Abstract
Dysregulation of the imprinted H19/IGF2 locus can lead to Silver-Russell Syndrome (SRS) in humans. However, the mechanism of how abnormal H19/IGF2 expression contributes to various SRS phenotypes remains unclear, largely due to incomplete understanding of the developmental functions of these two genes. We previously generated a mouse model with humanized H19/IGF2 ICR (hIC1) on the paternal allele that exhibited H19/Igf2 dysregulation together with SRS-like growth restriction and perinatal lethality. Here we dissect the role of H19 and Igf2 in cardiac and placental development utilizing multiple mouse models with varying levels of H19 and Igf2. We report severe cardiac defects such as ventricular septal defects (VSDs) and thinned myocardium, placental anomalies including thrombosis and vascular malformations, together with growth restriction in mouse embryos that correlated with the extent of H19/Igf2 dysregulation. Transcriptomic analysis using cardiac endothelial cells of these mouse models shows that H19/Igf2 dysregulation disrupts pathways related to extracellular matrix (ECM) and proliferation of endothelial cells. Our work links the heart and placenta through regulation by H19 and Igf2, demonstrating that accurate dosage of both H19 and Igf2 is critical for normal embryonic development, especially related to the cardiac-placental axis.

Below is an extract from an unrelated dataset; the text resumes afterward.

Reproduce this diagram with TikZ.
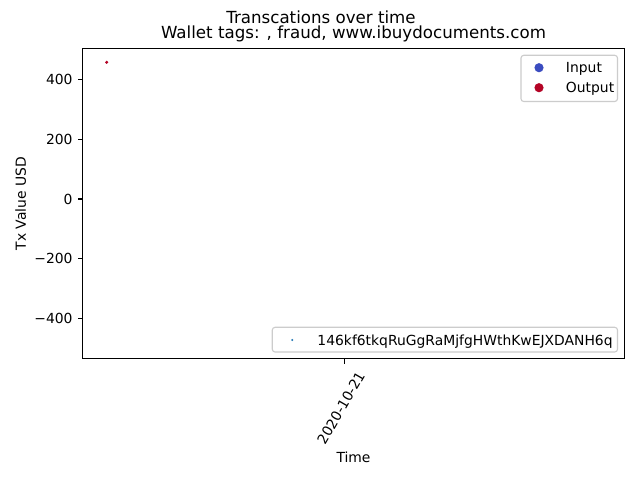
\documentclass[tikz,border=0pt]{standalone}
\usepackage{fontspec}
\setmainfont{DejaVu Sans}
\definecolor{inputc}{RGB}{59,76,192}
\definecolor{outputc}{RGB}{180,4,38}
\definecolor{scatc}{RGB}{31,119,180}
\definecolor{legedge}{RGB}{204,204,204}
\begin{document}
\begin{tikzpicture}[x=0.72pt,y=-0.72pt,
  axisline/.style={line width=0.8pt, black},
  tickline/.style={line width=0.8pt, black},
  ticklab/.style={inner sep=0pt, font=\fontsize{10}{12}\selectfont},
  titlelab/.style={inner sep=0pt, font=\fontsize{12}{14}\selectfont},
  legbox/.style={draw=legedge, line width=0.8pt, fill=white, fill opacity=0.8, rounded corners=2pt}]
\useasboundingbox (0,0) rectangle (640,480);
\fill[white] (0,0) rectangle (640,480);
% titles
\node[titlelab, anchor=base] (suptitle) at (321,23) {Transcations over time};
\node[titlelab, anchor=base] (axtitle) at (353.5,38.5) {Wallet tags: , fraud, www.ibuydocuments.com};
% data point
\fill[outputc] (106.7,62.3) circle [radius=1.2pt];
% axes frame
\draw[axisline] (82.5,48.3) rectangle (624.5,358.7);
% y ticks
\foreach \lab/\yy [count=\i] in {400/79.5, 200/139.2, 0/199, {−200}/258.8, {−400}/318.5}{
  \draw[tickline] (82.5,\yy) -- (77.6,\yy);
  \node[ticklab, anchor=east] (yt\i) at (72.8,\yy) {\lab};
}
% x tick
\draw[tickline] (344.3,358.7) -- (344.3,363.6);
\node[ticklab, rotate=60] (xt1) at (341,408) {2020-10-21};
% axis labels
\node[ticklab, anchor=base] (xlabel) at (353.5,462) {Time};
\node[ticklab, rotate=90, anchor=base] (ylabel) at (26,203.7) {Tx Value USD};
% legend 1
\draw[legbox] (521,55.3) rectangle (617.5,101.5);
\fill[inputc] (539,67.7) circle [radius=3.3pt];
\fill[outputc] (539,87.7) circle [radius=3.3pt];
\node[ticklab, anchor=base west] (leg1a) at (565.7,72.5) {Input};
\node[ticklab, anchor=base west] (leg1b) at (565.7,92.5) {Output};
% legend 2
\draw[legbox] (272.3,327.3) rectangle (617.5,352);
\fill[scatc] (292.3,340) circle [radius=0.8pt];
\node[ticklab, anchor=base west] (leg2a) at (317.2,345) {146kf6tkqRuGgRaMjfgHWthKwEJXDANH6q};
\end{tikzpicture}
\end{document}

Competing Interest Statement
The authors have declared no competing interest.
Footnotes
We have addressed the comments, in many cases by clarification, editing or new experimental data. Briefly, with respect to new experiments and analyses; (1) We have measured the level of miR-675 in +/hIC1 placentas; (2) We also examined if aggregation with wild-type tetraploid could rescue +/hIC1-associated cardiac phenotype; (3) We analyzed glycogen storage of +/hIC1 placentas through PAS staining; (4) We improved histological images and data representation throughout the manuscript.